All other things being equal, taller basketball players are moreeffective than shorter ones. Height is an advantage in basketball and some other sports. In almost all other realms of human endeavor, though, height bears no relationship to the ability to do a job well. But in a culture that regularly imputes desirable characteristics to tall people and undesirable ones to short ones, shortness is surely a disadvantage. (Even our language is laden with ”heightisms”: we look up to people we admire, look down on those we don’t.)
Like other ”isms,” such as racism and sexism, heightism involves making unwarranted judgments about people based on irrelevant criteria. Does anyone believe the solution to racism is to find a drug that lightens black skin? The mind boggles at the possible biotechnological remedies for sexism. And yet those who want to give their kids hGH are proposing just this sort of technological end-run around heightism.
If we choose to allow hGH to be used for non-disease, non-disabling shortness, then we must make a choice. Either we let those who can afford it buy it for their children, or we make it available at public expense to all children whose parents want it.
Suppose we let it be sold. The children of rich parents will have one more leg up, so to speak, on their peers. You could ask, what’s one more advantage in light of all the others available to people with means? But the prospect of two classes — one tall and monied, the other short and poor — is ugly and disquieting. It would allow injustice to be piled upon injustice.
Suppose we take the other route and provide hGH to anyone who wants it. If all parents (short and tall alike) rushed out to get hGH shots for their kids, the average height of the entire population might increase. But in all likelihood the distribution of height in the population wouldn’t change much, if at all. There would still be the taller and the shorter, and since we’re doing nothing to diminish heightism, discrimination against the shorter would continue. Some people would benefit, of course — for example, the stockholders in Genentech (which holds a patent for making biosynthetic hGH) and those who produce fabrics (since everyone will be wearing bigger sizes). Meanwhile, at considerable social expense, kids would get their three shots a week with a little pain and, we hope, minimal side effects.
Inevitably, a few eager parents would want to regain the edge for their kids and try to get bigger doses of hGH, like those athletes who take increasing amounts of anabolic steroids in the hope of obtaining an advantage over their rivals. In both cases, individuals pursue their own inter- ests, only to make everyone worse off.
Whether hGH is available just to those who can pay for it or to everyone, the results would be unfortunate. In one instance, we use biotechnology to reinforce the advantages of wealth; in the other, we incur enormous expense and unknown risks without making anyone better off. The wisest course is to restrict hGH to cases of disease and disability.
Although hGH may be the first biosynthetic hormone to tempt us to improve on human nature, it won’t be the last.
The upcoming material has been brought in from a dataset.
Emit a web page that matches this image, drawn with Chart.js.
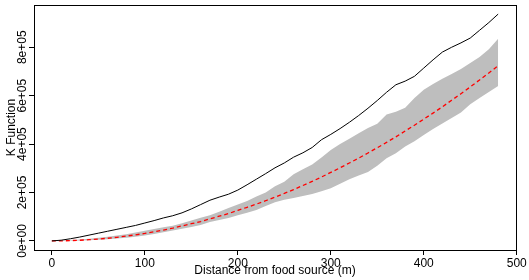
<!DOCTYPE html>
<html>
<head>
<meta charset="utf-8">
<script src="https://cdn.jsdelivr.net/npm/chart.js@4.4.1/dist/chart.umd.min.js"></script>
<style>
  html, body { margin: 0; padding: 0; background: #fff; }
  canvas { display: block; }
</style>
</head>
<body>
<canvas id="k-chart" width="529" height="280"></canvas>
<script>
// distance (m)
const distances = [0,10,20,30,40,50,60,70,80,90,100,110,120,130,140,150,160,170,180,190,
  200,210,220,230,240,250,260,270,280,290,300,310,320,330,340,350,360,370,380,390,
  400,410,420,430,440,450,460,470,480];

// observed K function (black)
const observedK = [0,3000,9000,16000,24000,32000,40000,48000,56000,64000,74000,84000,95000,104000,116000,132000,150000,168000,181000,193000,
  210000,232000,255000,278000,302000,322000,346000,364000,386000,418000,440000,464000,490000,518000,548000,580000,614000,645000,660000,680000,
  714000,748000,780000,800000,818000,838000,870000,902000,937000];

// theoretical K (red dashed)
const theoK = [0,300,1300,2800,5000,7900,11000,15000,20000,25000,31000,38000,45000,53000,62000,71000,80000,91000,102000,113000,
  126000,139000,152000,166000,181000,196000,212000,229000,246000,264000,283000,302000,322000,342000,363000,385000,407000,430000,454000,478000,
  503000,528000,554000,581000,608000,636000,665000,694000,724000];

// simulation envelope (grey band)
const envHi = [0,1000,3000,5500,9000,13000,17000,22000,28000,35000,42000,49000,56000,63000,73000,84000,96000,106000,120000,136000,
  150000,165000,183000,200000,226000,244000,275000,296000,316000,345000,376000,400000,422000,445000,466000,484000,522000,534000,550000,590000,
  624000,648000,670000,690000,710000,735000,760000,792000,835000];
const envLo = [0,0,500,1500,3000,5000,7000,10000,13000,17000,22000,29000,36000,43000,50000,57000,66000,78000,86000,95000,
  106000,116000,128000,144000,160000,170000,177000,186000,194000,205000,218000,236000,255000,270000,285000,310000,342000,362000,390000,412000,
  438000,462000,485000,508000,530000,565000,590000,615000,640000];

const xTicks = [0,100,200,300,400,500];
const yTicks = [0,200000,400000,600000,800000];
const yTickLabels = ['0e+00','2e+05','4e+05','6e+05','8e+05'];

function pts(arr) {
  return distances.map((d, i) => ({x: d, y: arr[i]}));
}

Chart.defaults.font.family = '"Liberation Sans", Arial, sans-serif';
Chart.defaults.font.size = 12;
Chart.defaults.color = '#000';

// box round the plot region, like R's box()
const boxPlugin = {
  id: 'box',
  afterDraw(chart) {
    const a = chart.chartArea, ctx = chart.ctx;
    ctx.save();
    ctx.strokeStyle = '#000';
    ctx.lineWidth = 1;
    ctx.strokeRect(Math.round(a.left) + 0.5, Math.round(a.top) + 0.5,
      Math.round(a.right - a.left), Math.round(a.bottom - a.top));
    ctx.restore();
  }
};

// vertical y tick labels (R las=0)
const yLabelPlugin = {
  id: 'ylabels',
  afterDraw(chart) {
    const sc = chart.scales.y, ctx = chart.ctx;
    ctx.save();
    ctx.font = '12px "Liberation Sans", Arial, sans-serif';
    ctx.fillStyle = '#000';
    ctx.textAlign = 'center';
    ctx.textBaseline = 'alphabetic';
    yTicks.forEach((v, i) => {
      ctx.save();
      ctx.translate(26, sc.getPixelForValue(v));
      ctx.rotate(-Math.PI / 2);
      ctx.fillText(yTickLabels[i], 0, 0);
      ctx.restore();
    });
    ctx.restore();
  }
};

const data = {
  datasets: [
    {label: 'observed', data: pts(observedK), borderColor: '#000', borderWidth: 1, pointRadius: 0, fill: false},
    {label: 'theo', data: pts(theoK), borderColor: '#ff0000', borderWidth: 1.3, borderDash: [4, 3], pointRadius: 0, fill: false},
    {label: 'hi', data: pts(envHi), borderColor: 'rgba(0,0,0,0)', borderWidth: 0, backgroundColor: '#bebebe', pointRadius: 0, fill: '+1'},
    {label: 'lo', data: pts(envLo), borderColor: 'rgba(0,0,0,0)', borderWidth: 0, pointRadius: 0, fill: false}
  ]
};

const config = {
  type: 'line',
  data: data,
  plugins: [boxPlugin, yLabelPlugin],
  options: {
    responsive: false,
    animation: false,
    layout: {padding: {left: 0, top: 5, right: 13, bottom: 0}},
    plugins: {legend: {display: false}, tooltip: {enabled: false}},
    scales: {
      x: {
        type: 'linear',
        min: -19.2,
        max: 499.2,
        afterBuildTicks: s => { s.ticks = xTicks.map(v => ({value: v})); },
        afterFit: s => { s.height = 30; },
        grid: {drawOnChartArea: false, tickLength: 5, color: '#000'},
        border: {display: false},
        ticks: {padding: 1, maxRotation: 0, autoSkip: false},
        title: {display: true, text: 'Distance from food source (m)', padding: {top: 0, bottom: 2.5}}
      },
      y: {
        type: 'linear',
        min: -37500,
        max: 974500,
        afterBuildTicks: s => { s.ticks = yTicks.map(v => ({value: v})); },
        afterFit: s => { s.width = 34; },
        grid: {drawOnChartArea: false, tickLength: 5, color: '#000'},
        border: {display: false},
        ticks: {display: false},
        title: {display: true, text: 'K Function', padding: {top: 4, bottom: 0}}
      }
    }
  }
};

window.onload = function() {
  const ctx = document.getElementById('k-chart').getContext('2d');
  window.kChart = new Chart(ctx, config);
};
</script>
</body>
</html>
Imagine what we might do with a hormone that prompted damaged nerves to regenerate. Someone would wonder whether it would also stimulate growth in the brain. And soon we’d be trying to enlarge our brains, however misuided that might be, scientifically or morally.
It also occurs to me that simply by writing this article I may spur some parents to seek out growth hormone for their child of normal height. I fervently hope not. But the temptation posed by hGH, and by other fruits of biotechnology as yet unripened, will be great. And it will require all our collective common sense to use them wisely.